KMC: Surprisingly orange. It was surprising how sort of…decrepit he looked. There’s clearly a lot of work that goes into making Donald Trump look even semi-reasonable on television. Because when you get up close to him, he is an old man with a bad tan and bad hair. He seemed drugged almost. At the Concord rally, he wasn’t smiling, wasn’t really chatting with anyone, just this massive crush of adoring fans trying to get him to sign stuff, and he was just standing there signing stuff.

BS: What sort of people were at Trump’s rallies?

KMC: They are overwhelmingly white, and lean older. The crowds were majority male, but not by much. It’s always surprising to me how me how many women, young and old, are at these rallies. There were also some college kids who had gone to the rallies to witness the spectacle of the thing. Like the guy who screamed at me about Muslims, many are angry and don’t care about facts. They said horrible things that normally people only say behind a keyboard.

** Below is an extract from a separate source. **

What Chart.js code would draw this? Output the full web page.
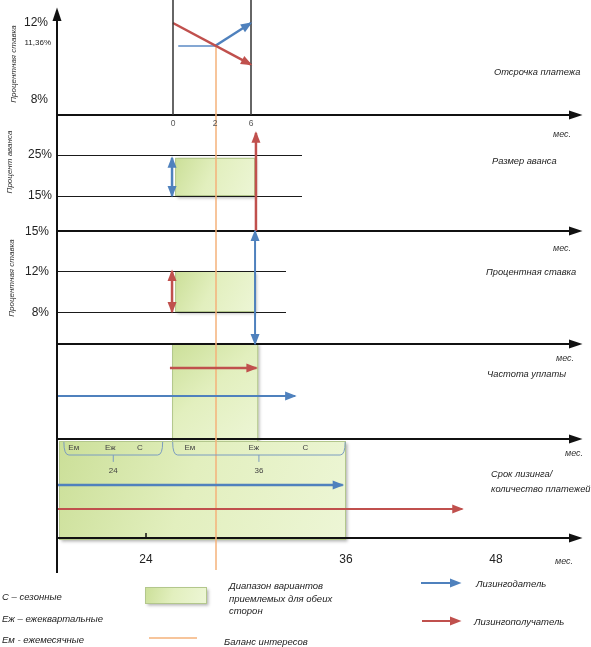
<!DOCTYPE html>
<html>
<head>
<meta charset="utf-8">
<script src="https://cdn.jsdelivr.net/npm/chart.js@4"></script>
<style>
  html, body { margin: 0; padding: 0; background: #fff; }
  canvas { display: block; }
</style>
</head>
<body>
<canvas id="leasing" width="591" height="647"></canvas>
<script>
// --- values ---
// Отсрочка платежа
const deferralMonths = [0, 2, 6];
const deferralRateTicks = [12, 11.36, 8];
const deferralRateLabels = ['12%', '11,36%', '8%'];
const lesseeDeferralMonths = [0, 6];
const lesseeDeferralRate = [12, 10.2];
const lessorBaseMonths = [0.25, 2];
const lessorDeferralMonths = [2, 6];
const lessorDeferralRate = [11.36, 12];
const balanceMonth = 2;
const balanceRate = 11.36;

// Размер аванса
const advanceTicks = [25, 15];
const acceptableMonths = [0.1, 6.45];
const acceptableAdvance = [15, 24.3];
const lessorAdvance = [15, 24.3];
const lesseeAdvance = [0, 30.4];

// Процентная ставка
const rateTicks = [15, 12, 8];
const acceptableRate = [8, 12];
const lesseeRate = [8, 12];
const lessorRate = [4, 15];

// Частота уплаты
const acceptableFreqMonths = [-0.05, 6.8];
const lesseeFreqMonths = [-0.16, 6.6];
const lessorFreqMonths = [-6, 10.9];

// Срок лизинга / количество платежей
const termTicks = [24, 36, 48];
const acceptableTerm = [18, 36];
const lessorTerm = [18, 35.8];
const lesseeTerm = [18, 45.3];
const paymentCodes = ['Ем', 'Еж', 'С'];
const braceTerms = [24, 36];

const BLUE = '#4f81bd';
const RED = '#c0504d';
const ORANGE = '#f5b27a';
const FONT = '"Liberation Sans", Arial, sans-serif';

// the sketch's axes are not evenly spaced, so each scale is piecewise linear
function interp(stops, v) {
  let i = 1;
  while (i < stops.length - 1 && v > stops[i][0]) i++;
  const [v0, p0] = stops[i - 1];
  const [v1, p1] = stops[i];
  return p0 + (v - v0) * (p1 - p0) / (v1 - v0);
}
class SketchScale extends Chart.LinearScale {
  getPixelForValue(value) {
    return interp(this.options.stops, value);
  }
}
SketchScale.id = 'sketch';
SketchScale.defaults = Chart.LinearScale.defaults;
Chart.register(SketchScale);

const pts = (xs, ys) => xs.map((x, i) => ({ x: x, y: ys[i] }));
const same = (v, n) => new Array(n).fill(v);

function line(data, x, y, color, width, arrow) {
  return {
    data: data, xAxisID: x, yAxisID: y, showLine: true,
    borderColor: color, borderWidth: width, pointRadius: 0,
    clip: false, arrow: arrow || null
  };
}

const datasets = [
  // отсрочка
  line(pts(same(deferralMonths[0], 2), [7, 12.7]), 'xMonth', 'yDef', '#333', 1.5),
  line(pts(same(deferralMonths[2], 2), [7, 12.7]), 'xMonth', 'yDef', '#333', 1.5),
  line(pts(lesseeDeferralMonths, lesseeDeferralRate), 'xMonth', 'yDef', RED, 2.5, 'end'),
  line(pts(lessorBaseMonths, same(balanceRate, 2)), 'xMonth', 'yDef', '#5b8ac4', 1.5),
  line(pts(lessorDeferralMonths, lessorDeferralRate), 'xMonth', 'yDef', BLUE, 2.5, 'end'),
  // аванс
  line(pts(same(-0.05, 2), lessorAdvance), 'xMonth', 'yAdv', BLUE, 2.5, 'both'),
  line(pts(same(6.55, 2), lesseeAdvance), 'xMonth', 'yAdv', RED, 2.5, 'end'),
  // ставка
  line(pts(same(-0.05, 2), lesseeRate), 'xMonth', 'yRate', RED, 2.5, 'both'),
  line(pts(same(6.45, 2), lessorRate), 'xMonth', 'yRate', BLUE, 2, 'both'),
  // частота
  line(pts(lesseeFreqMonths, same(2, 2)), 'xMonth', 'yFreq', RED, 2.5, 'end'),
  line(pts(lessorFreqMonths, same(1, 2)), 'xMonth', 'yFreq', BLUE, 2, 'end'),
  // срок
  line(pts(lessorTerm, same(2, 2)), 'xTerm', 'yTerm', BLUE, 2.5, 'end'),
  line(pts(lesseeTerm, same(1, 2)), 'xTerm', 'yTerm', RED, 2, 'end')
];

function arrowHead(ctx, x0, y0, x1, y1, color, len, half) {
  const a = Math.atan2(y1 - y0, x1 - x0);
  const c = Math.cos(a), s = Math.sin(a);
  ctx.save();
  ctx.fillStyle = color;
  ctx.beginPath();
  ctx.moveTo(x1 + 1.5 * c, y1 + 1.5 * s);
  ctx.lineTo(x1 - len * c + half * s, y1 - len * s - half * c);
  ctx.lineTo(x1 - len * c - half * s, y1 - len * s + half * c);
  ctx.closePath();
  ctx.fill();
  ctx.restore();
}

function text(ctx, str, x, y, size, opts) {
  opts = opts || {};
  ctx.save();
  ctx.font = (opts.italic ? 'italic ' : '') + (opts.bold ? 'bold ' : '') + size + 'px ' + FONT;
  ctx.fillStyle = opts.color || '#222';
  ctx.textAlign = opts.align || 'left';
  ctx.textBaseline = 'middle';
  if (opts.rotate) {
    ctx.translate(x, y);
    ctx.rotate(opts.rotate);
    ctx.fillText(str, 0, 0);
  } else {
    ctx.fillText(str, x, y);
  }
  ctx.restore();
}

function box(ctx, x0, y0, x1, y1) {
  const g = ctx.createLinearGradient(x0, y0, x1, y1);
  g.addColorStop(0, '#cbdf98');
  g.addColorStop(0.45, '#e2efbe');
  g.addColorStop(1, '#edf6d6');
  ctx.save();
  ctx.shadowColor = 'rgba(0,0,0,0.3)';
  ctx.shadowBlur = 3;
  ctx.shadowOffsetX = 1.5;
  ctx.shadowOffsetY = 1.5;
  ctx.fillStyle = g;
  ctx.fillRect(x0, y0, x1 - x0, y1 - y0);
  ctx.restore();
  ctx.save();
  ctx.strokeStyle = '#b3c78c';
  ctx.lineWidth = 1;
  ctx.strokeRect(x0 + 0.5, y0 + 0.5, x1 - x0 - 1, y1 - y0 - 1);
  ctx.restore();
}

function hline(ctx, x0, x1, y, color, width) {
  ctx.save();
  ctx.strokeStyle = color;
  ctx.lineWidth = width;
  ctx.beginPath();
  ctx.moveTo(x0, y);
  ctx.lineTo(x1, y);
  ctx.stroke();
  ctx.restore();
}

function brace(ctx, x0, x1, top, bottom, notch) {
  const mid = (x0 + x1) / 2;
  ctx.save();
  ctx.strokeStyle = '#7b9cc0';
  ctx.lineWidth = 1;
  ctx.beginPath();
  ctx.moveTo(x0, top);
  ctx.quadraticCurveTo(x0, bottom, x0 + 5, bottom);
  ctx.lineTo(x1 - 5, bottom);
  ctx.quadraticCurveTo(x1, bottom, x1, top);
  ctx.moveTo(mid, bottom);
  ctx.lineTo(mid, notch);
  ctx.stroke();
  ctx.restore();
}

const sketchPlugin = {
  id: 'sketch',
  beforeDatasetsDraw(chart) {
    const ctx = chart.ctx;
    const s = chart.scales;
    const xm = v => s.xMonth.getPixelForValue(v);
    const xt = v => s.xTerm.getPixelForValue(v);
    const axisX = xt(acceptableTerm[0]) - 1;
    const axisEnd = 581;

    // green ranges
    box(ctx, xm(acceptableMonths[0]), s.yAdv.getPixelForValue(acceptableAdvance[1]),
      xm(acceptableMonths[1]), s.yAdv.getPixelForValue(acceptableAdvance[0]));
    box(ctx, xm(acceptableMonths[0]), s.yRate.getPixelForValue(acceptableRate[1]),
      xm(acceptableMonths[1]), s.yRate.getPixelForValue(acceptableRate[0]));
    box(ctx, xm(acceptableFreqMonths[0]), s.yFreq.getPixelForValue(3),
      xm(acceptableFreqMonths[1]), s.yFreq.getPixelForValue(-0.07));
    box(ctx, xt(acceptableTerm[0]) + 1, s.yTerm.getPixelForValue(4),
      xt(acceptableTerm[1]), s.yTerm.getPixelForValue(-0.07));

    // thin grid lines
    advanceTicks.forEach(v => hline(ctx, axisX, 302, s.yAdv.getPixelForValue(v) + 0.5, '#1a1a1a', 1));
    rateTicks.slice(1).forEach(v => hline(ctx, axisX, 286, s.yRate.getPixelForValue(v) + 0.5, '#1a1a1a', 1));

    // axes
    const baselines = [
      s.yDef.getPixelForValue(7), s.yAdv.getPixelForValue(0), s.yRate.getPixelForValue(4),
      s.yFreq.getPixelForValue(0), s.yTerm.getPixelForValue(0)
    ];
    baselines.forEach(y => {
      hline(ctx, axisX, axisEnd - 8, y, '#111', 2);
      arrowHead(ctx, axisX, y, axisEnd, y, '#111', 12, 4.5);
    });
    ctx.save();
    ctx.strokeStyle = '#111';
    ctx.lineWidth = 2;
    ctx.beginPath();
    ctx.moveTo(axisX, 573);
    ctx.lineTo(axisX, 18);
    ctx.stroke();
    ctx.restore();
    arrowHead(ctx, axisX, 100, axisX, 9, '#111', 12, 4.5);

    // tick on term axis
    ctx.save();
    ctx.strokeStyle = '#111';
    ctx.lineWidth = 1.5;
    ctx.beginPath();
    ctx.moveTo(xt(termTicks[0]), baselines[4] - 5);
    ctx.lineTo(xt(termTicks[0]), baselines[4]);
    ctx.stroke();
    ctx.restore();

    // balance of interests
    ctx.save();
    ctx.strokeStyle = ORANGE;
    ctx.lineWidth = 1.5;
    ctx.beginPath();
    ctx.moveTo(xm(balanceMonth) + 1, s.yDef.getPixelForValue(balanceRate));
    ctx.lineTo(xm(balanceMonth) + 1, 570);
    ctx.stroke();
    ctx.restore();

    // braces over payment frequency for each term
    const spans = [[18.4, 25.0], [25.6, 35.95]];
    const codeAt = [0.1, 0.47, 0.77];
    braceTerms.forEach((term, i) => {
      const x0 = xt(spans[i][0]), x1 = xt(spans[i][1]);
      brace(ctx, x0, x1, s.yTerm.getPixelForValue(3.93), s.yTerm.getPixelForValue(3), s.yTerm.getPixelForValue(2.77));
      paymentCodes.forEach((c, k) => text(ctx, c, x0 + (x1 - x0) * codeAt[k], s.yTerm.getPixelForValue(3.5), 8, { align: 'center', color: '#444' }));
      text(ctx, String(term), (x0 + x1) / 2, s.yTerm.getPixelForValue(2.47), 8, { align: 'center', color: '#444' });
    });

    // left tick labels
    deferralRateTicks.forEach((v, i) => text(ctx, deferralRateLabels[i], i === 1 ? 51 : 48,
      s.yDef.getPixelForValue(v) + (i === 1 ? -3 : 0), i === 1 ? 8 : 12, { align: 'right' }));
    advanceTicks.forEach(v => text(ctx, v + '%', 52, s.yAdv.getPixelForValue(v), 12, { align: 'right' }));
    rateTicks.forEach(v => text(ctx, v + '%', 49, s.yRate.getPixelForValue(v) + 1, 12, { align: 'right' }));

    // rotated axis titles
    const up = -Math.PI / 2;
    text(ctx, 'Процентная ставка', 14, 64, 8, { italic: true, align: 'center', rotate: up, color: '#333' });
    text(ctx, 'Процент аванса', 10, 162, 8, { italic: true, align: 'center', rotate: up, color: '#333' });
    text(ctx, 'Процентная ставка', 12, 278, 8, { italic: true, align: 'center', rotate: up, color: '#333' });

    // month ticks of the deferral axis
    deferralMonths.forEach(m => text(ctx, String(m), xm(m), 124, 8.5, { align: 'center', color: '#555' }));
    termTicks.forEach(t => text(ctx, String(t), xt(t), 560, 12, { align: 'center' }));

    // units
    [[553, 134], [553, 248], [556, 358], [565, 453], [555, 561]].forEach(p =>
      text(ctx, 'мес.', p[0], p[1], 9, { italic: true, align: 'left', color: '#333' }));

    // panel names
    const pn = 9.3;
    text(ctx, 'Отсрочка платежа', 494, 72, pn, { italic: true });
    text(ctx, 'Размер аванса', 492, 161, pn, { italic: true });
    text(ctx, 'Процентная ставка', 486, 272, pn, { italic: true });
    text(ctx, 'Частота уплаты', 487, 374, pn, { italic: true });
    text(ctx, 'Срок лизинга/', 491, 474, pn, { italic: true });
    text(ctx, 'количество платежей', 491, 489, pn, { italic: true });

    // key
    text(ctx, 'С – сезонные', 2, 597, 9.5, { italic: true });
    text(ctx, 'Еж – ежеквартальные', 2, 619, 9.5, { italic: true });
    text(ctx, 'Ем - ежемесячные', 2, 640, 9.5, { italic: true });
    box(ctx, 145, 587, 207, 604);
    text(ctx, 'Диапазон вариантов', 229, 586, 9.5, { italic: true });
    text(ctx, 'приемлемых для обеих', 229, 599, 9.5, { italic: true });
    text(ctx, 'сторон', 229, 611, 9.5, { italic: true });
    hline(ctx, 149, 197, 638, ORANGE, 1.5);
    text(ctx, 'Баланс интересов', 224, 642, 9.5, { italic: true });
    hline(ctx, 421, 452, 583, BLUE, 2);
    arrowHead(ctx, 421, 583, 460, 583, BLUE, 10, 4.5);
    text(ctx, 'Лизингодатель', 476, 584, 9.5, { italic: true });
    hline(ctx, 422, 452, 621, RED, 2);
    arrowHead(ctx, 422, 621, 460, 621, RED, 10, 4.5);
    text(ctx, 'Лизингополучатель', 474, 622, 9.5, { italic: true });
  },
  afterDatasetsDraw(chart) {
    const ctx = chart.ctx;
    chart.data.datasets.forEach((ds, i) => {
      if (!ds.arrow) return;
      const p = chart.getDatasetMeta(i).data;
      const a = p[p.length - 2], b = p[p.length - 1];
      arrowHead(ctx, a.x, a.y, b.x, b.y, ds.borderColor, 10, 4.5);
      if (ds.arrow === 'both') arrowHead(ctx, b.x, b.y, p[0].x, p[0].y, ds.borderColor, 10, 4.5);
    });
  }
};

const hidden = { display: false };
new Chart('leasing', {
  type: 'scatter',
  data: { datasets: datasets },
  options: {
    responsive: false,
    animation: false,
    events: [],
    layout: { padding: 0 },
    plugins: { legend: hidden, tooltip: { enabled: false } },
    scales: {
      xMonth: { type: 'sketch', axis: 'x', display: false, stops: [[-6, 58], [0, 173], [2, 215], [6, 251]] },
      xTerm: { type: 'sketch', axis: 'x', display: false, stops: [[18, 58], [24, 146], [36, 346], [48, 496]] },
      yDef: { type: 'sketch', axis: 'y', display: false, stops: [[7, 115], [8, 100], [11.36, 46], [12, 23]] },
      yAdv: { type: 'sketch', axis: 'y', display: false, stops: [[0, 231], [15, 196], [25, 155]] },
      yRate: { type: 'sketch', axis: 'y', display: false, stops: [[4, 344], [8, 312], [12, 271], [15, 231]] },
      yFreq: { type: 'sketch', axis: 'y', display: false, stops: [[0, 439], [1, 396], [2, 368], [3, 343]] },
      yTerm: { type: 'sketch', axis: 'y', display: false, stops: [[0, 538], [1, 509], [2, 485], [3, 455], [4, 441]] }
    }
  },
  plugins: [sketchPlugin]
});
</script>
</body>
</html>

BS: It seem like you’re suggesting that Donald Trump, a reality star himself, has brought a new internet-style campaign to American politics.

KMC: Absolutely. Donald Trump can retweet a racist person at 3:30 a.m. and the next day it becomes a news item. He gives the racist underbelly of America that normally remains online a soapbox.

BS: Do you think that confronting people at these rallies has changed anything?

KMC: I don’t harbor illusions about having changed anybody’s mind there. This is about the people who are seeing this online, showing them the difference between a Trump supporter and a mainline Democrat. I’m hoping people can see this, pick a side, and get involved.

[Editor’s Note: The Bates Student does not endorse any particular candidate. This interview is meant to highlight the experiences of one Bates student.]